The Sulphur obtained, either by distillation or by simple fusion, is not always pure.
When it is obtained by distillation, if the matters from which you extract it contain moreover some other minerals of nearly the same volatility, such, for instance, as Arsenic, or Mercury, these minerals will come over with it. This is easily perceived: for pure sublimed Sulphur is always of a beautiful yellow, inclining to a lemon colour. If it look red, or have a reddish cast, it is a sign that some Arsenic hath risen along with it.
Mercury sublimed with Sulphur likewise gives it a red colour; but Sulphur is very seldom adulterated with this metallic substance: for Arsenic is frequently found combined with the Pyrites, and other sulphureous minerals; whereas, on the contrary, we very rarely meet with any Mercury in them.
But if Mercury should happen to rise with the Sulphur in distillation, it may be discovered by examining the sublimate; which, in that case, will have the properties of Cinabar: on being broken its inside will appear to consist of needles adhering laterally to each other; its weight will be very considerable; and, lastly, the great heat of the place where it is collected will furnish another mark to know it by; for, as Cinabar is less volatile than Arsenic or Sulphur, it fastens on places too hot for either Sulphur or Arsenic to bear.
Sulphur may also be adulterated with such fixed matters, either metallic or earthy, as it may have carried up along with it in the distillation, or as may have been sublimed by the Arsenic, which has a still greater power than Sulphur to volatilize fixed bodies.
If you desire to free the Sulphur from most of these heterogeneous matters, it must be put into an earthen cucurbit, and set in a sand-bath. To the cucurbit must be fitted one or more aludels, and such a degree of heat applied as shall but just melt the Sulphur; which is much less than that necessary to separate the Sulphur from its matrix. As soon as the Sulphur is melted it will sublime in lemon-coloured flowers, that will stick to the insides of the aludels.

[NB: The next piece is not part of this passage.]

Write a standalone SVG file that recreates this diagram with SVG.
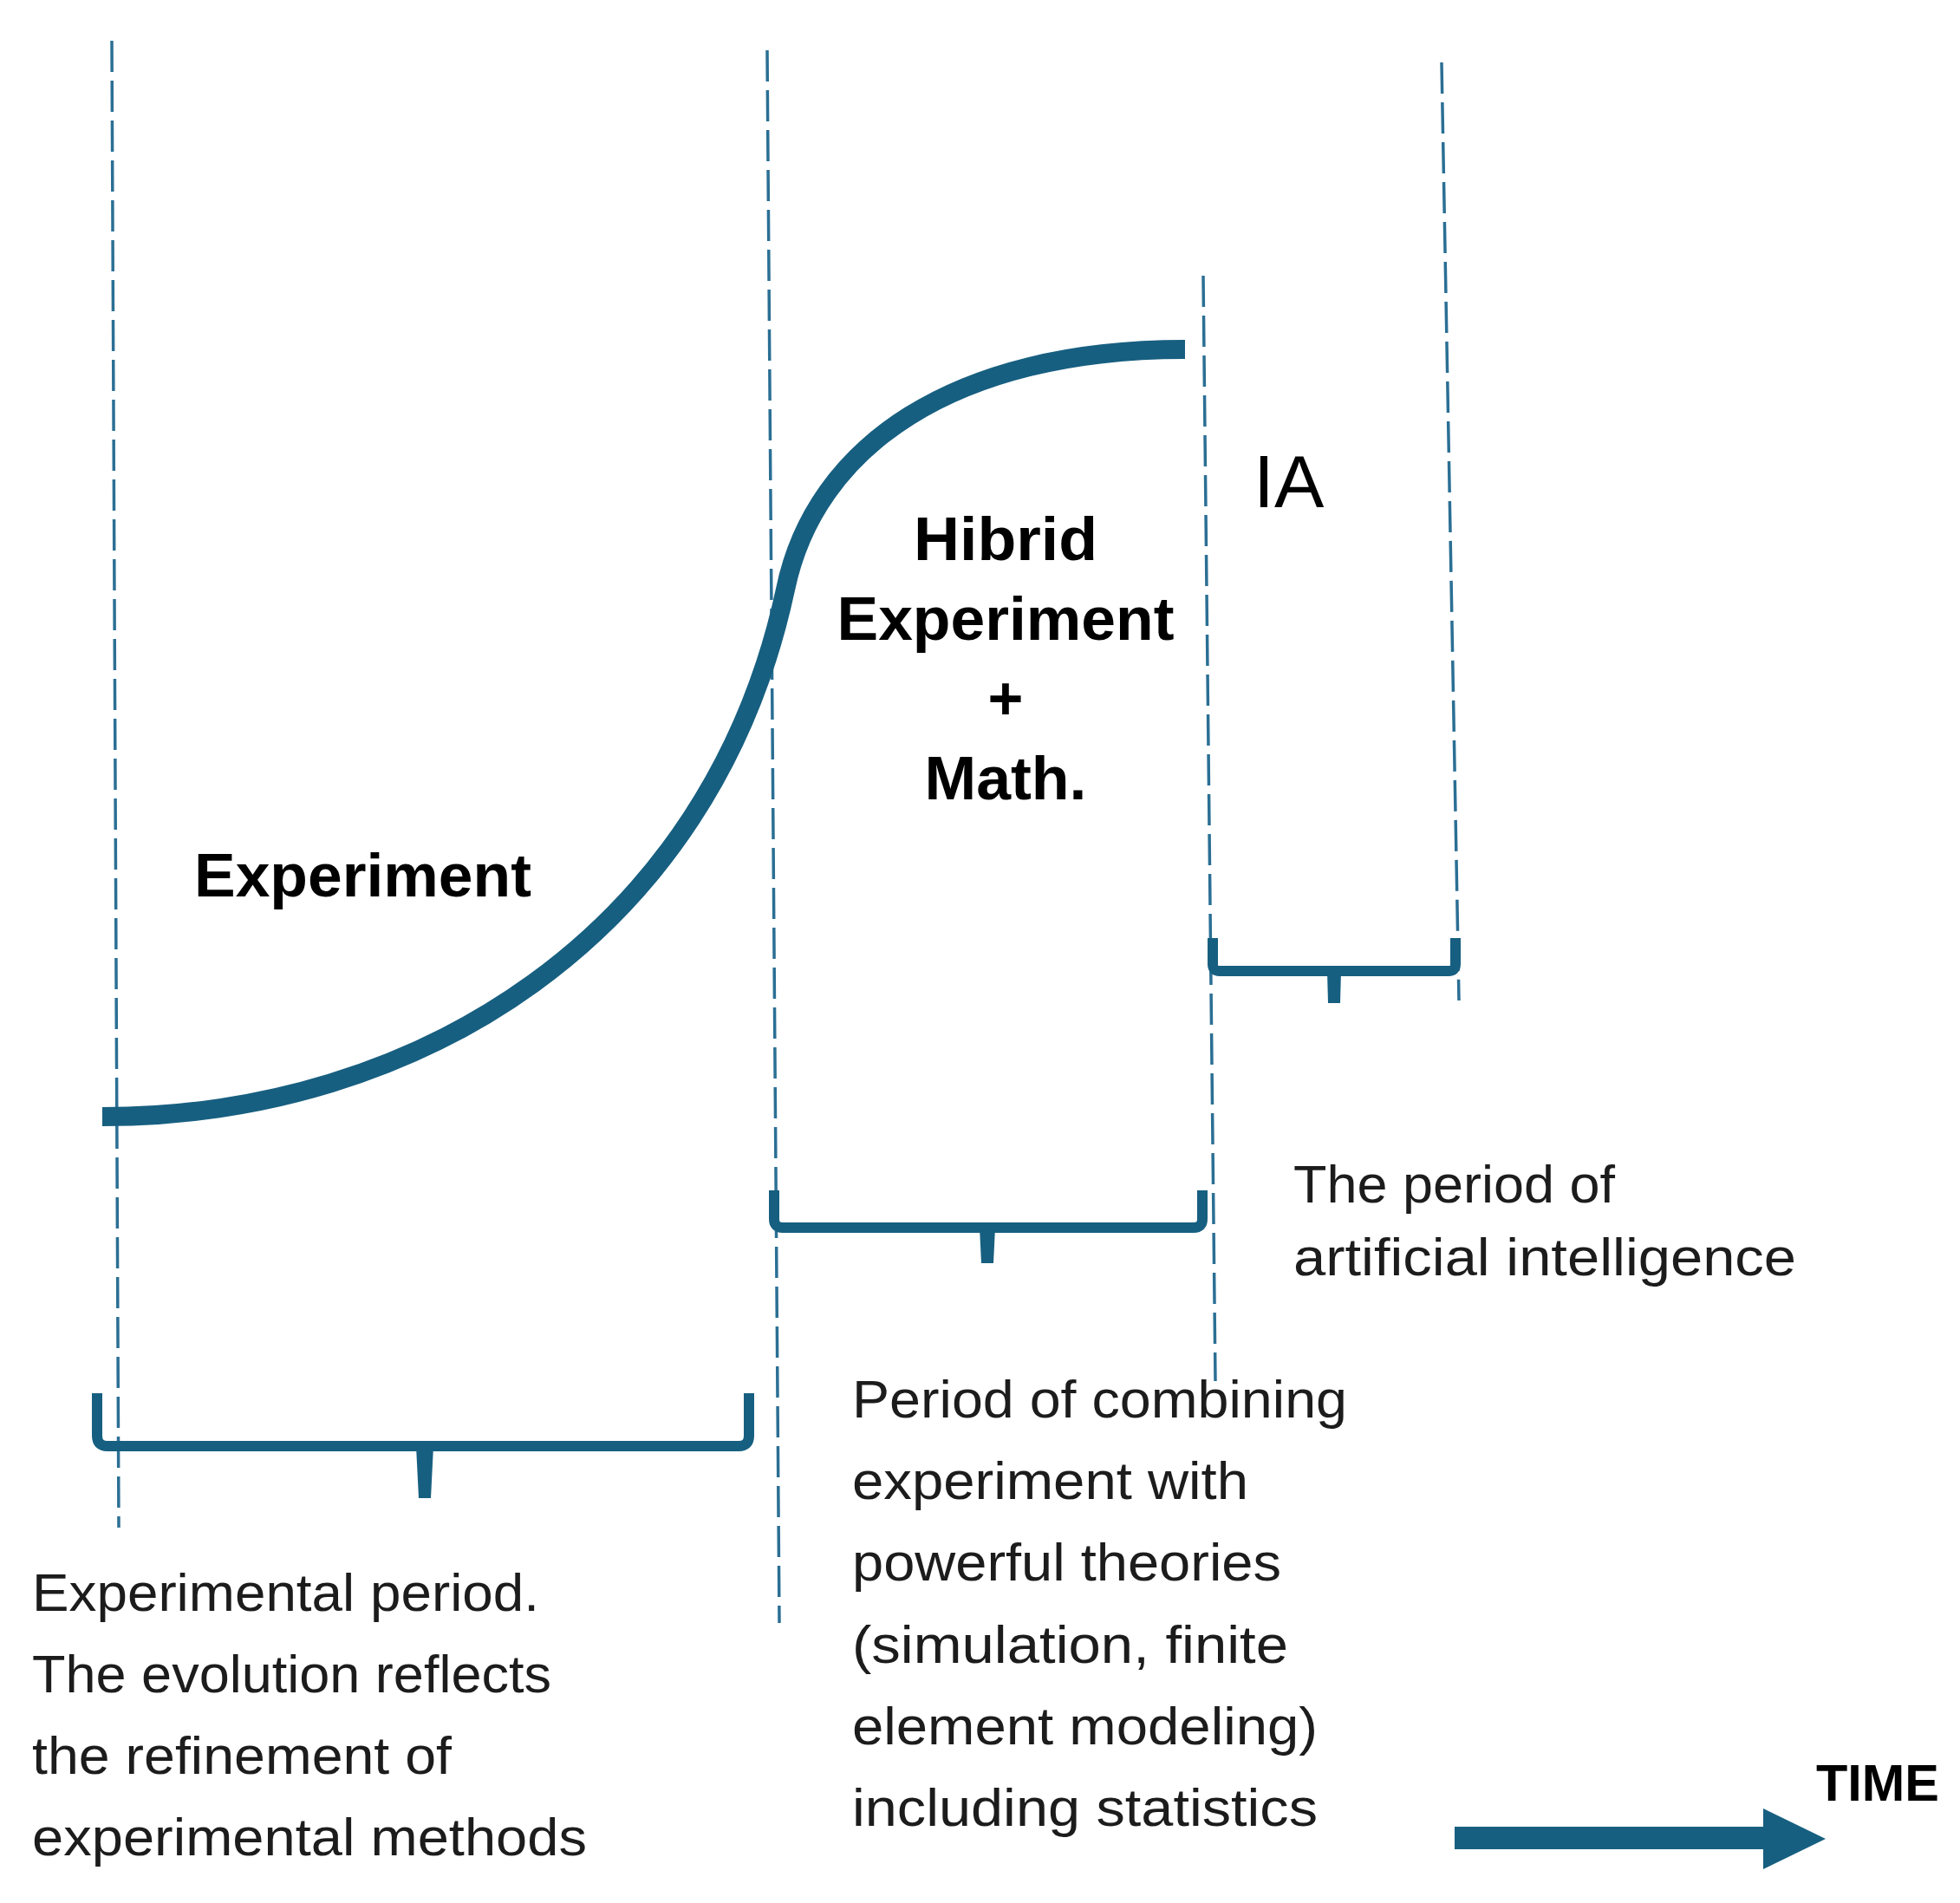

When nothing more appears to rise with this degree of heat, the vessels must be suffered to cool. At the bottom of the cucurbit will be found a sulphureous mass, containing the greatest part of the adventitious matters that were mixed with the Sulphur, and more or less red or dark-coloured, according to the nature of those matters.
When we come to treat of Arsenic and Mercury, we shall give the methods of separating Sulphur entirely from those metallic substances.